Dr. Karen Kostroff has been with Northwell Health for more than 32 years. (Photo courtesy of Monter Cancer Center at Northwell Health Cancer Institute)

“Breast is a field where it involves a radiologist to a pathologist to a surgeon to a medical oncologist to a radiation oncologist to a plastic surgeon to a geneticist,” Kostroff said. “We present topics that are what’s new and innovative every time we meet, but we also discuss complex breast cases. That allows us to have all the specialties give their opinion not only at individual hospitals, but discuss it system-wide.
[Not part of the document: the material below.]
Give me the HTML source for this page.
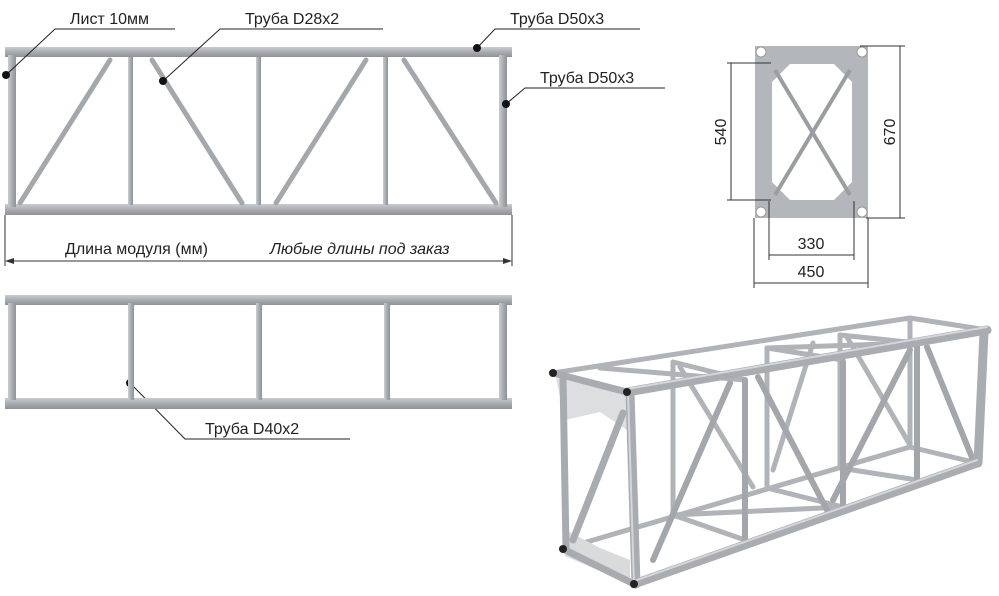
<!DOCTYPE html>
<html><head><meta charset="utf-8"><style>
html,body{margin:0;padding:0;background:#fff;}
svg{display:block}
text{font-family:"Liberation Sans","DejaVu Sans",sans-serif;fill:#222;}
</style></head><body>
<svg width="999" height="596" viewBox="0 0 999 596" xmlns="http://www.w3.org/2000/svg">
<defs>
<linearGradient id="h" x1="0" y1="0" x2="0" y2="1"><stop offset="0" stop-color="#c9ccd0"/><stop offset=".5" stop-color="#a9adb2"/><stop offset="1" stop-color="#8e9297"/></linearGradient>
<linearGradient id="v" x1="0" y1="0" x2="1" y2="0"><stop offset="0" stop-color="#c9ccd0"/><stop offset=".5" stop-color="#a9adb2"/><stop offset="1" stop-color="#8e9297"/></linearGradient>
</defs>
<!-- front panel -->
<g fill="url(#h)">
<rect x="5" y="47" width="507" height="10"/>
<rect x="5" y="204" width="507" height="11"/>
</g>
<g fill="url(#v)">
<rect x="8" y="55" width="8" height="152"/>
<rect x="499" y="55" width="8" height="152"/>
<rect x="128" y="57" width="5" height="148"/>
<rect x="256" y="57" width="5" height="148"/>
<rect x="383" y="57" width="5" height="148"/>
</g>
<g stroke="#a4a8ad" stroke-width="5" stroke-linecap="round">
<line x1="20" y1="203" x2="110" y2="60"/>
<line x1="152" y1="60" x2="242" y2="203"/>
<line x1="276" y1="203" x2="366" y2="60"/>
<line x1="404" y1="60" x2="496" y2="203"/>
</g>
<!-- dimension -->
<g stroke="#333" stroke-width="1" fill="none">
<line x1="5" y1="215" x2="5" y2="266"/><line x1="512" y1="215" x2="512" y2="266"/>
<line x1="6" y1="261" x2="511" y2="261"/>
</g>
<polygon points="5,261 14,258 14,264" fill="#333"/><polygon points="512,261 503,258 503,264" fill="#333"/>
<text x="65" y="254" font-size="16">Длина модуля (мм)</text>
<text x="270" y="254" font-size="16" font-style="italic">Любые длины под заказ</text>
<!-- labels -->
<g stroke="#222" stroke-width="1" fill="none">
<polyline points="6,75 55,29 175,29"/>
<polyline points="163,81 220,29 383,29"/>
<polyline points="477,48 495,29 640,29"/>
<polyline points="506,104 525,88 665,88"/>
<polyline points="130,383 185,439 350,439"/>
</g>
<g fill="#111"><circle cx="6" cy="75" r="4"/><circle cx="163" cy="81" r="4"/><circle cx="477" cy="48" r="4"/><circle cx="506" cy="104" r="4"/><circle cx="130" cy="383" r="4"/></g>
<text x="70" y="24" font-size="16">Лист 10мм</text>
<text x="245" y="24" font-size="16">Труба D28x2</text>
<text x="510" y="24" font-size="16">Труба D50x3</text>
<text x="540" y="83" font-size="16">Труба D50x3</text>
<text x="205" y="434" font-size="16">Труба D40x2</text>
<!-- second panel -->
<g fill="url(#h)">
<rect x="5" y="295" width="507" height="10"/>
<rect x="5" y="398" width="507" height="11"/>
</g>
<g fill="url(#v)">
<rect x="8" y="303" width="8" height="97"/>
<rect x="499" y="303" width="8" height="97"/>
<rect x="128" y="303" width="6" height="97"/>
<rect x="256" y="303" width="6" height="97"/>
<rect x="384" y="303" width="6" height="97"/>
</g>
<!-- end view -->
<rect x="755" y="46" width="113" height="172" fill="#b3b6ba"/>
<rect x="772" y="64" width="80" height="136" fill="#fff"/>
<polygon points="772,64 790,64 772,82" fill="#b3b6ba"/><polygon points="852,64 834,64 852,82" fill="#b3b6ba"/>
<polygon points="772,200 790,200 772,182" fill="#b3b6ba"/><polygon points="852,200 834,200 852,182" fill="#b3b6ba"/>
<g stroke="#9a9ea3" stroke-width="4"><line x1="775" y1="70" x2="850" y2="195"/><line x1="850" y1="70" x2="775" y2="195"/></g>
<g fill="#fff" stroke="#999"><circle cx="761" cy="52" r="5"/><circle cx="862" cy="52" r="5"/><circle cx="761" cy="212" r="5"/><circle cx="862" cy="212" r="5"/></g>
<g stroke="#333" stroke-width="1" fill="none">
<line x1="860" y1="46" x2="905" y2="46"/><line x1="866" y1="218" x2="905" y2="218"/><line x1="900" y1="46" x2="900" y2="218"/>
<line x1="727" y1="63" x2="771" y2="63"/><line x1="727" y1="200" x2="771" y2="200"/><line x1="731" y1="63" x2="731" y2="200"/>
<line x1="769" y1="201" x2="769" y2="260"/><line x1="854" y1="201" x2="854" y2="260"/><line x1="769" y1="255" x2="854" y2="255"/>
<line x1="754" y1="218" x2="754" y2="288"/><line x1="868" y1="218" x2="868" y2="288"/><line x1="754" y1="283" x2="868" y2="283"/>
</g>
<text x="811" y="249" font-size="16" text-anchor="middle">330</text>
<text x="811" y="277" font-size="16" text-anchor="middle">450</text>
<text transform="translate(726,132) rotate(-90)" font-size="16" text-anchor="middle">540</text>
<text transform="translate(895,132) rotate(-90)" font-size="16" text-anchor="middle">670</text>
<!-- 3D truss -->
<g stroke-linecap="round" fill="none">
<g stroke="#b0b3b7" stroke-width="5">
<line x1="553" y1="373" x2="910" y2="318"/>
<line x1="563" y1="549" x2="910" y2="447"/>
<line x1="910" y1="318" x2="910" y2="447"/>
<line x1="673" y1="362" x2="673" y2="515"/>
<line x1="767" y1="348" x2="767" y2="488"/>
<line x1="840" y1="335" x2="840" y2="468"/>
<line x1="680" y1="367" x2="753" y2="487"/>
<line x1="813" y1="343" x2="773" y2="470"/>
<line x1="847" y1="337" x2="910" y2="445"/>
<line x1="673" y1="362" x2="745" y2="380"/>
<line x1="767" y1="348" x2="843" y2="360"/>
<line x1="840" y1="335" x2="917" y2="343"/>
<line x1="910" y1="318" x2="987" y2="330"/>
<line x1="600" y1="368" x2="745" y2="380"/>
<line x1="767" y1="348" x2="917" y2="343"/>
<line x1="673" y1="515" x2="745" y2="540"/>
<line x1="767" y1="488" x2="843" y2="507"/>
<line x1="840" y1="468" x2="917" y2="480"/>
<line x1="910" y1="447" x2="977" y2="463"/>
<line x1="673" y1="515" x2="843" y2="507"/>
</g>
<polygon points="556,378 627,395 627,430 600,412 565,420" fill="#dcdee0"/>
<polygon points="562,528 600,548 630,560 630,584 565,556" fill="#d8dadc"/>
<g stroke="#a8acb0" stroke-width="7">
<line x1="563" y1="378" x2="566" y2="549"/>
<line x1="573" y1="540" x2="623" y2="413"/>
<line x1="563" y1="549" x2="634" y2="584"/>
<line x1="553" y1="373" x2="627" y2="392"/>
</g>
<g stroke="#a3a7ac" stroke-width="6">
<line x1="653" y1="560" x2="730" y2="383"/>
<line x1="758" y1="377" x2="827" y2="510"/>
<line x1="833" y1="500" x2="910" y2="350"/>
<line x1="927" y1="347" x2="973" y2="460"/>
<line x1="745" y1="380" x2="745" y2="540"/>
<line x1="843" y1="362" x2="843" y2="507"/>
<line x1="917" y1="345" x2="917" y2="480"/>
</g>
<g stroke="#a9adb2" stroke-width="9">
<line x1="627" y1="392" x2="987" y2="330"/>
<line x1="634" y1="584" x2="977" y2="463"/>
<line x1="984" y1="332" x2="978" y2="463"/>
<line x1="630" y1="392" x2="636" y2="584"/>
</g>
<g stroke="#d4d6d9" stroke-width="2">
<line x1="627" y1="389" x2="987" y2="327"/>
<line x1="634" y1="581" x2="977" y2="460"/>
<line x1="628" y1="392" x2="634" y2="584"/>
</g>
</g>
<g fill="#222"><circle cx="553" cy="373" r="4"/><circle cx="627" cy="392" r="4"/><circle cx="563" cy="549" r="4"/><circle cx="634" cy="584" r="4"/></g>
</svg>
</body></html>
“It would be very hard for all these smaller hospitals to have that level of expertise everywhere. This way, a patient really benefits and can have a really high level of analysis of their individual situation.”

This year, Northwell introduced a technique called seed localization, Kostroff said, allowing new options when a lesion needs to be removed but can’t be felt.

Previously, patients would have a guide wire placed on the day of the surgery, but Kostroff said her team now has the ability to place prior to the surgery date a clip that emits a radio frequency picked up in the operating room.

“It’s nicer for the patient because they don’t have a wire, which adds anxiety to the day of the surgery, and they don’t have to have a wire sticking out of them until we take them to surgery,” Kostroff said.

Kostroff said one of the greatest recent advancements in the breast surgical field is a nipple sparing mastectomy, or hidden scar surgery. Instead of incisions on the front of the breast that often leave scarring and make many survivors self-conscious, Kostroff said the incision can be hidden under the fold of the breast.

During the procedure, Kostroff said the surgeon removes all the breast tissue through the incision, and a plastic surgeon replaces the tissue with an expander or implant the same day. While the surgery is more challenging and lengthy, Kostroff said it achieves the same result as previous techniques.

“It’s almost a cry of joy for the patient that we can progressively make people whole again,” Kostroff said. “It’s nice to get to that level of innovation and expertise. It makes all of what we do a faded memory.”

After surgery, Kostroff said an abdominal block is used for pain management, allowing many patients to leave about 48 hours after surgery compared to the typical four days later.

Northwell also offers the cold cap program, allowing patients in chemotherapy to wear a cold cap with ice water running through it to reduce the chance of hair loss. Though Kostroff said it does not work for every patient, they have seen some women have success with the program.

After the tumor is removed, Kostroff said the tissue is typically discarded, but Northwell has developed in the last year the Tumor Donation Program, which delivers fresh tissue to the Feinstein Institute the same day as the surgery for research.

“The scientists can study fresh tissue rather than an animal model, which allows them to look for more effective drugs, less toxic treatments,” Kostroff said.

The most important step for catching breast cancer early on is self-exams and regular mammograms, Kostroff said. Northwell offers 3D mammograms, which Kostroff said is 30 percent better than 2D imaging.

“Most of the time, there’s one of two ways a woman would determine she has breast cancer, either going for routine imaging or feeling something,” Kostroff said. “On Long Island, we’re fortunate that people are pretty good about going [for regular mammogram appointments], therefore a lot is found by screening.”